[What you need to do]: Transcribe the material exactly. Images do not belong in the copy.

[Supplied material]:

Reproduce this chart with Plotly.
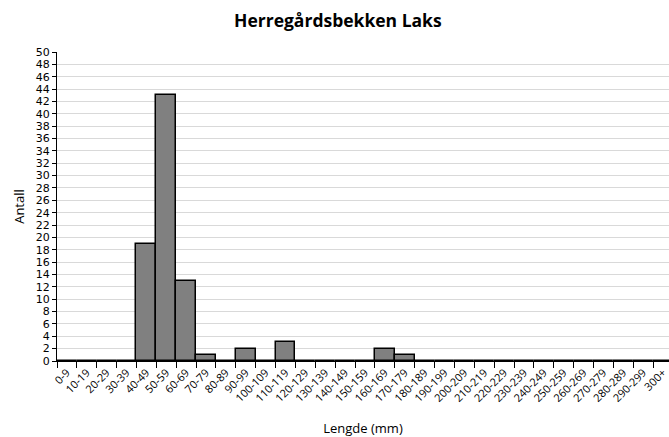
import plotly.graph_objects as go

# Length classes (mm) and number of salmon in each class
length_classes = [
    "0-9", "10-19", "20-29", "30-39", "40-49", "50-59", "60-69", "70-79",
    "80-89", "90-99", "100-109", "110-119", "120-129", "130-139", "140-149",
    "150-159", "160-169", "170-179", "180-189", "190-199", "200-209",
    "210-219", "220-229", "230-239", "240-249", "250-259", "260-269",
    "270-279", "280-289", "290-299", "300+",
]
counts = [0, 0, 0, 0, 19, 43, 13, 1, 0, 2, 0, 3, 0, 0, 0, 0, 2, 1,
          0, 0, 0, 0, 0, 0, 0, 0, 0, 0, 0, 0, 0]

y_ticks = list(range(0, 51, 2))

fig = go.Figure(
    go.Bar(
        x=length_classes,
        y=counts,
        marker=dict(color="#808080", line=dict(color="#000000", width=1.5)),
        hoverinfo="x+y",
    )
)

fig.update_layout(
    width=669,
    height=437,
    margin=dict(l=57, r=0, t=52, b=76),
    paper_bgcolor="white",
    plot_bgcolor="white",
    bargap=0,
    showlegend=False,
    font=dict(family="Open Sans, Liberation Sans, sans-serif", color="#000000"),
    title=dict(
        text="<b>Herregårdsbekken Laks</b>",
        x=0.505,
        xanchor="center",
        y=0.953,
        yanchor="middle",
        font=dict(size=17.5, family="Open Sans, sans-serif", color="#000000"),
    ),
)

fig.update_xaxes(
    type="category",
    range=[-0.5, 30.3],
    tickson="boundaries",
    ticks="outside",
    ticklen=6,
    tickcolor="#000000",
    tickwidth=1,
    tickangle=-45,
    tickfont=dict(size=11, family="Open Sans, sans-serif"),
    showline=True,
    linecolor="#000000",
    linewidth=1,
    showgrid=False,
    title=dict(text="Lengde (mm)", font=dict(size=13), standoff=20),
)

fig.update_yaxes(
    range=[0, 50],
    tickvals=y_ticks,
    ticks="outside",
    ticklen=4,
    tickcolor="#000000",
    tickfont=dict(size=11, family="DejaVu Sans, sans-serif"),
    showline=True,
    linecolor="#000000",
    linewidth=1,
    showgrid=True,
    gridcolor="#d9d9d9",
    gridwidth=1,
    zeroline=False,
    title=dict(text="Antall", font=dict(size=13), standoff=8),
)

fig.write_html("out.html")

[Problem solution]:
Reproduce this chart with Plotly.
import plotly.graph_objects as go

# Length classes (mm) and number of salmon in each class
length_classes = [
    "0-9", "10-19", "20-29", "30-39", "40-49", "50-59", "60-69", "70-79",
    "80-89", "90-99", "100-109", "110-119", "120-129", "130-139", "140-149",
    "150-159", "160-169", "170-179", "180-189", "190-199", "200-209",
    "210-219", "220-229", "230-239", "240-249", "250-259", "260-269",
    "270-279", "280-289", "290-299", "300+",
]
counts = [0, 0, 0, 0, 19, 43, 13, 1, 0, 2, 0, 3, 0, 0, 0, 0, 2, 1,
          0, 0, 0, 0, 0, 0, 0, 0, 0, 0, 0, 0, 0]

y_ticks = list(range(0, 51, 2))

fig = go.Figure(
    go.Bar(
        x=length_classes,
        y=counts,
        marker=dict(color="#808080", line=dict(color="#000000", width=1.5)),
        hoverinfo="x+y",
    )
)

fig.update_layout(
    width=669,
    height=437,
    margin=dict(l=57, r=0, t=52, b=76),
    paper_bgcolor="white",
    plot_bgcolor="white",
    bargap=0,
    showlegend=False,
    font=dict(family="Open Sans, Liberation Sans, sans-serif", color="#000000"),
    title=dict(
        text="<b>Herregårdsbekken Laks</b>",
        x=0.505,
        xanchor="center",
        y=0.953,
        yanchor="middle",
        font=dict(size=17.5, family="Open Sans, sans-serif", color="#000000"),
    ),
)

fig.update_xaxes(
    type="category",
    range=[-0.5, 30.3],
    tickson="boundaries",
    ticks="outside",
    ticklen=6,
    tickcolor="#000000",
    tickwidth=1,
    tickangle=-45,
    tickfont=dict(size=11, family="Open Sans, sans-serif"),
    showline=True,
    linecolor="#000000",
    linewidth=1,
    showgrid=False,
    title=dict(text="Lengde (mm)", font=dict(size=13), standoff=20),
)

fig.update_yaxes(
    range=[0, 50],
    tickvals=y_ticks,
    ticks="outside",
    ticklen=4,
    tickcolor="#000000",
    tickfont=dict(size=11, family="DejaVu Sans, sans-serif"),
    showline=True,
    linecolor="#000000",
    linewidth=1,
    showgrid=True,
    gridcolor="#d9d9d9",
    gridwidth=1,
    zeroline=False,
    title=dict(text="Antall", font=dict(size=13), standoff=8),
)

fig.write_html("out.html")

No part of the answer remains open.